Eine differenzierte Wortwahl, die verschiedenen Hintergründe genau benennt, ermöglicht so erst, die Wurzeln des Übels zu identifizieren und letztlich zu bekämpfen. Mit einer Art der Sprache, die ohne Vor-Ausgrenzung der von Rassismus unmittelbar Betroffenen und ohne Täter*innenschutz auskommt, und die stattdessen die Dinge, Hergänge und Menschen differenziert benennt, kann es gelingen, rassistischen Tendenzen aktiv entgegenzuwirken ( ebd.

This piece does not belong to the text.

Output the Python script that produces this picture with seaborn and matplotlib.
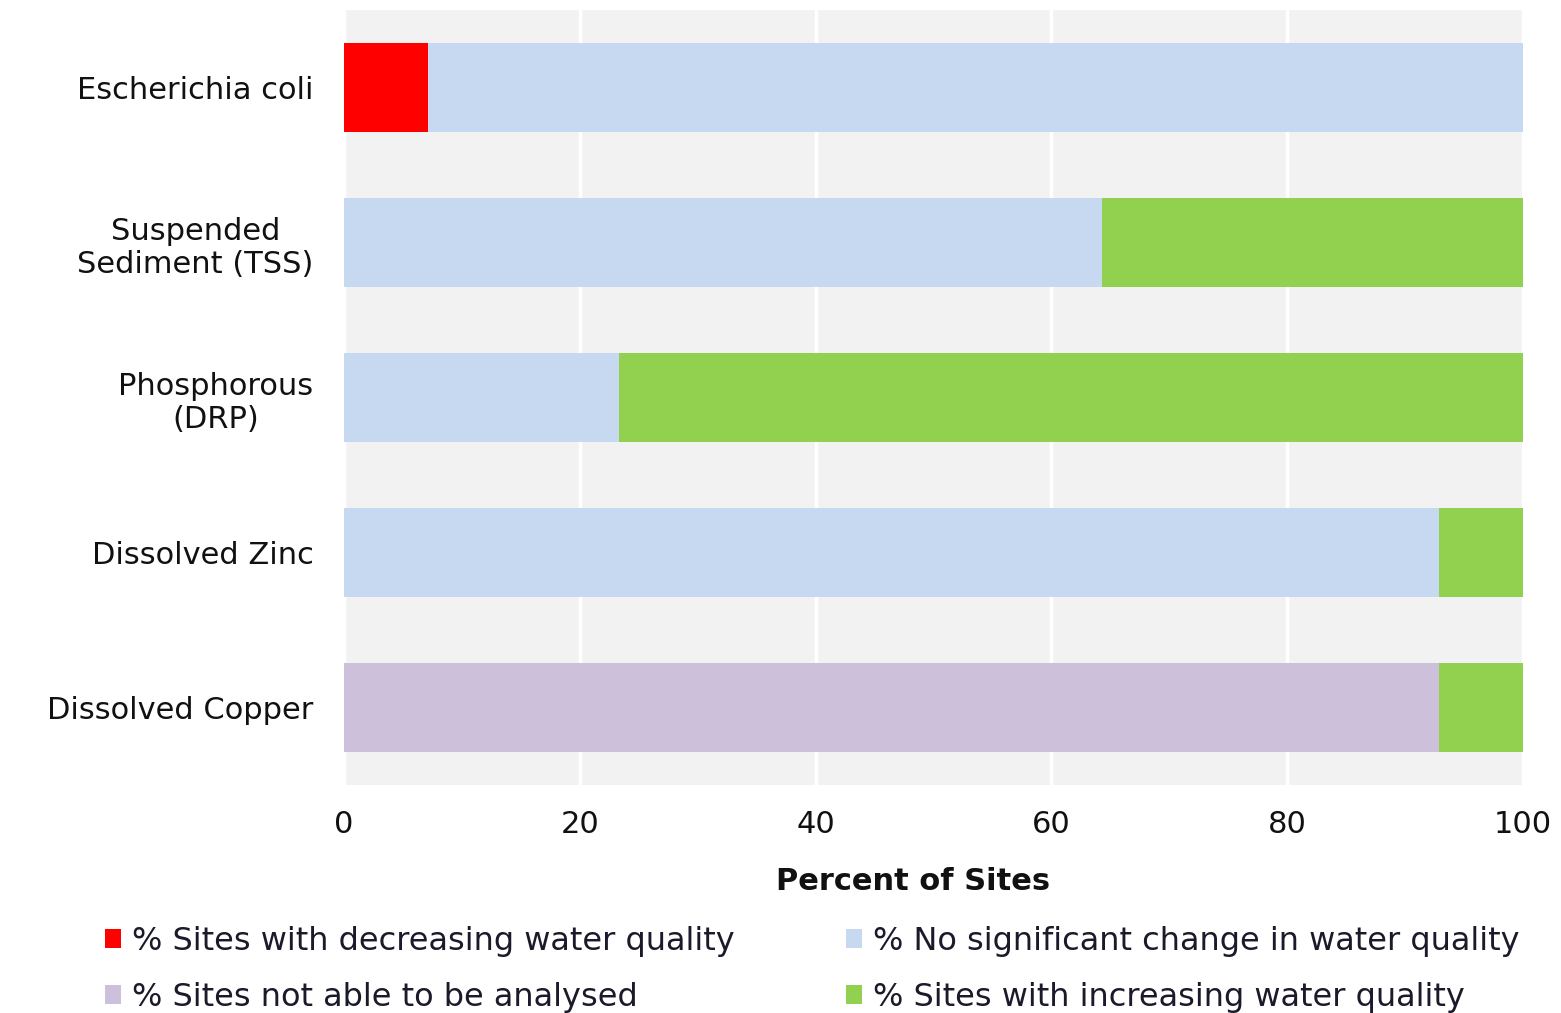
import matplotlib
matplotlib.use("Agg")
import matplotlib.pyplot as plt
from matplotlib.patches import Patch
import numpy as np
import pandas as pd
import seaborn as sns

# Water quality trend results per parameter (percent of sites)
categories = ["Escherichia coli", "Suspended\nSediment (TSS)", "Phosphorous\n(DRP)",
              "Dissolved Zinc", "Dissolved Copper"]
decreasing = [7.1, 0.0, 0.0, 0.0, 0.0]
no_change = [92.9, 64.3, 23.3, 92.9, 0.0]
not_analysed = [0.0, 0.0, 0.0, 0.0, 92.9]
increasing = [0.0, 35.7, 76.7, 7.1, 7.1]

series_labels = ["% Sites with decreasing water quality",
                 "% No significant change in water quality",
                 "% Sites not able to be analysed",
                 "% Sites with increasing water quality"]
series_colors = ["#FF0000", "#C6D9F0", "#CCC0DA", "#92D050"]
x_ticks = [0, 20, 40, 60, 80, 100]

sns.set_theme(style="white")
plt.rcParams["font.family"] = ["DejaVu Sans"]

fig = plt.figure(figsize=(15.61, 10.13), dpi=100)
ax = fig.add_axes([0.2204, 0.225, 0.7553, 0.765])
ax.set_facecolor("#F2F2F2")

# Stack order: decreasing, no change, not analysed, increasing
stack = np.vstack([decreasing, no_change, not_analysed, increasing])
cum = np.cumsum(stack, axis=0)
df = pd.DataFrame({"Parameter": categories})

# Draw cumulative totals from the outermost segment inwards so each overlays the last
for i in range(stack.shape[0] - 1, -1, -1):
    df["value"] = cum[i]
    sns.barplot(data=df, x="value", y="Parameter", orient="h",
                color=series_colors[i], saturation=1, width=0.575,
                linewidth=0, ax=ax, zorder=3)

ax.set_xlim(0, 100)
ax.set_ylim(4.5, -0.5)
ax.set_xticks(x_ticks)
ax.set_xticklabels([str(t) for t in x_ticks])
ax.grid(axis="x", color="white", linewidth=2.5, zorder=0)
ax.grid(axis="y", visible=False)
ax.set_axisbelow(True)
for s in ax.spines.values():
    s.set_visible(False)

ax.tick_params(axis="x", length=0, pad=18, labelsize=22, colors="#111111")
ax.tick_params(axis="y", length=0, pad=22, labelsize=22, colors="#111111")
for lbl in ax.get_yticklabels():
    lbl.set_multialignment("center")

ax.set_ylabel("")
ax.set_xlabel("Percent of Sites", fontsize=22, fontweight="bold", color="#111111")
ax.xaxis.set_label_coords(0.483, -0.125)
ax.xaxis.label.set_verticalalignment("center")

handles = [Patch(facecolor=series_colors[k], edgecolor="none") for k in [0, 2, 1, 3]]
labels = [series_labels[k] for k in [0, 2, 1, 3]]
fig.legend(handles, labels, ncol=2, loc="upper left",
           bbox_to_anchor=(0.067, 0.086), borderaxespad=0, borderpad=0,
           frameon=False, fontsize=23, handlelength=0.5, handleheight=0.5,
           handletextpad=0.35, columnspacing=3.5, labelspacing=0.78,
           labelcolor="#1A1A2A")

fig.savefig("out.png", dpi=100, facecolor="white")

S. 42) [….]
(Rassismus-kritisches Wörterbuch, Uni Kiel)
Manchmal braucht es für das einfachere Volk eben auch Reality-TV in Form des Berliner Schauspielers Pierre Sanoussi-Bliss, 62, der beim 2025er Dschungelcamp seinen Lager-Genossen stoisch erklärt, er käme aus Berlin, sei in der Charité geboren, wenn er mit offenkundigem Bezug auf seine Hautfarbe nach seiner Zugehörigkeit befragt wurde.

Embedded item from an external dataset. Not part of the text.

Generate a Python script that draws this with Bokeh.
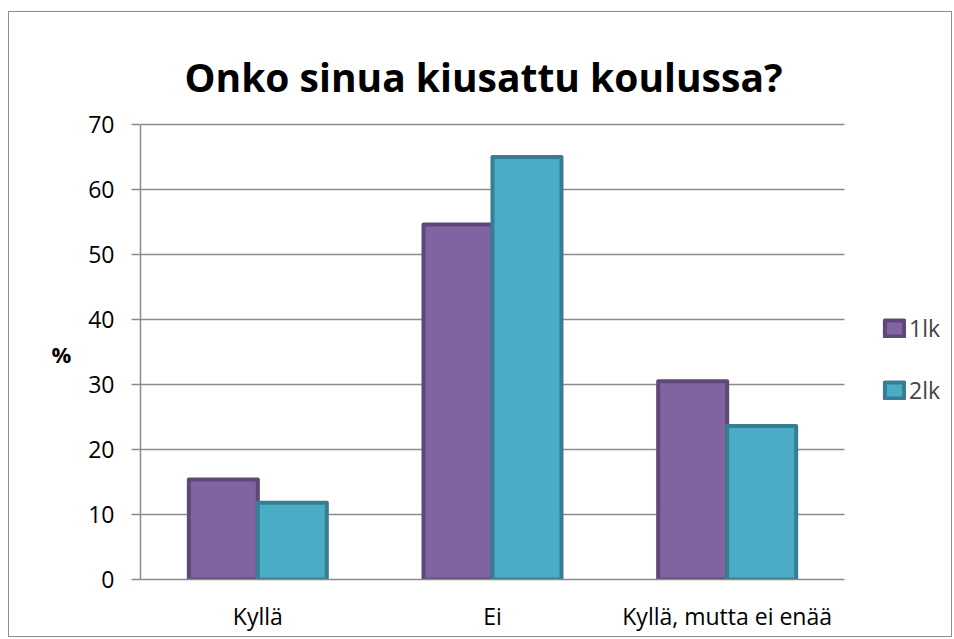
from bokeh.plotting import figure
from bokeh.models import ColumnDataSource, Legend, LegendItem, Label, FixedTicker
from bokeh.embed import file_html
from bokeh.resources import INLINE

categories = ["Kyllä", "Ei", "Kyllä, mutta ei enää"]
series_names = ["1lk", "2lk"]
values_1lk = [15.4, 54.6, 30.5]
values_2lk = [11.8, 65.0, 23.6]
y_ticks = [0, 10, 20, 30, 40, 50, 60, 70]
title_text = "Onko sinua kiusattu koulussa?"
y_label = "%"

FONT = "Open Sans"
n = len(categories)
centers = [i + 0.5 for i in range(n)]
BAR_W = 0.294

src = ColumnDataSource(dict(
    cat=categories,
    x1=[c - BAR_W / 2 for c in centers],
    x2=[c + BAR_W / 2 for c in centers],
    v1=values_1lk, v2=values_2lk))
grid_src = ColumnDataSource(dict(y=y_ticks[1:], x0=[0] * (len(y_ticks) - 1), x1=[n] * (len(y_ticks) - 1)))

# frame: 3 categories span 704 px, frame extends to the right edge for the legend
x_end = n * 813 / 704
y_end = y_ticks[-1] * 567 / 455

p = figure(x_range=(0, x_end), y_range=(0, y_end),
           width=944, height=626, output_backend="svg", toolbar_location=None,
           min_border_left=131, min_border_right=0, min_border_top=0, min_border_bottom=59)
p.styles = {"border": "1px solid #8c8c8c", "margin-left": "8px", "margin-top": "11px"}
p.outline_line_color = None
p.background_fill_color = "white"
p.border_fill_color = "white"
p.xgrid.grid_line_color = None
p.ygrid.grid_line_color = None

p.segment(x0="x0", x1="x1", y0="y", y1="y", source=grid_src, line_color="#8c8c8c", line_width=1.5)

r1 = p.vbar(x="x1", top="v1", width=BAR_W, source=src,
            fill_color="#8064A2", line_color="#5E4877", line_width=4, line_join="round")
r2 = p.vbar(x="x2", top="v2", width=BAR_W, source=src,
            fill_color="#4BACC6", line_color="#377E92", line_width=4, line_join="round")

for ax in (p.xaxis[0], p.yaxis[0]):
    ax.axis_line_color = "#8c8c8c"
    ax.axis_line_width = 1.5
    ax.major_label_text_font = FONT
    ax.major_label_text_font_size = "23px"
    ax.major_label_text_color = "black"
    ax.minor_tick_line_color = None

p.yaxis.ticker = FixedTicker(ticks=y_ticks)
p.yaxis.bounds = (y_ticks[0], y_ticks[-1])
p.yaxis.major_tick_line_color = "#8c8c8c"
p.yaxis.major_tick_line_width = 1.5
p.yaxis.major_tick_out = 9
p.yaxis.major_tick_in = 0
p.yaxis.major_label_standoff = 17
# label sits lower than the frame centre: blank lines above push it down
p.yaxis.axis_label = "\n\n\n\n" + y_label
p.yaxis.axis_label_orientation = "horizontal"
p.yaxis.axis_label_text_font = FONT
p.yaxis.axis_label_text_font_style = "bold"
p.yaxis.axis_label_text_font_size = "22px"
p.yaxis.axis_label_text_line_height = 0.96
p.yaxis.axis_label_text_color = "black"
p.yaxis.axis_label_standoff = 14

p.xaxis.ticker = FixedTicker(ticks=centers)
p.xaxis.major_label_overrides = {c: cat for c, cat in zip(centers, categories)}
p.xaxis.bounds = (0, n)
p.xaxis.major_tick_line_color = None
p.xaxis.major_label_standoff = 14

title = Label(x=n * 343 / 704, y=y_ticks[-1] * 503 / 455, text=title_text,
              text_font=FONT, text_font_style="bold", text_font_size="39px",
              text_align="center", text_baseline="alphabetic", text_color="black")
p.add_layout(title)

legend = Legend(items=[LegendItem(label=series_names[0], renderers=[r1]),
                       LegendItem(label=series_names[1], renderers=[r2])],
                location=(742, 173), padding=0, margin=0, spacing=30,
                glyph_width=24, glyph_height=20, label_standoff=3, label_height=20,
                label_text_font=FONT, label_text_font_size="23px",
                border_line_color=None, background_fill_alpha=0)
p.add_layout(legend, "center")

open("out.html", "w").write(file_html(p, INLINE))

Jobangebote bekommt der Schauspieler in den letzten Jahren nicht mehr. Die Castingchefs sagen ihm, mit ehrlichem Bedauern, es gäbe halt keine Rollen für jemanden wir ihn – alt und schwarz und schwul. Worauf hin er entgegnet „ich habe doch bloß ein paar Pigmente mehr.“
Nein, wir, die weiße Mehrheitsgesellschaft merken es vielleicht nicht, wenn unsere Sprache verletzend wirkt, indem wir Menschen verbal in „schwarz“ und „weiß“ unterteilen, aber gleichzeitig alle Kofferworte mit „schwarz“ negative Bedeutungen haben: Schwarzfahren, Schwarzarbeit, schwarzsehen, schwarze Seele, Schwarzgeld.
Sanoussi-Bliss aber schon.
Joachim Herrmann, der CDU, CSU und AfD sind Rücksichtnahme und Anstand fremd. Daher würden sie „Schwarze“ am liebsten immer noch als „Neger“ bezeichnen. Aber hoffentlich gibt es genügend viel bessere Menschen, um die Sprache doch langsam zu verändern.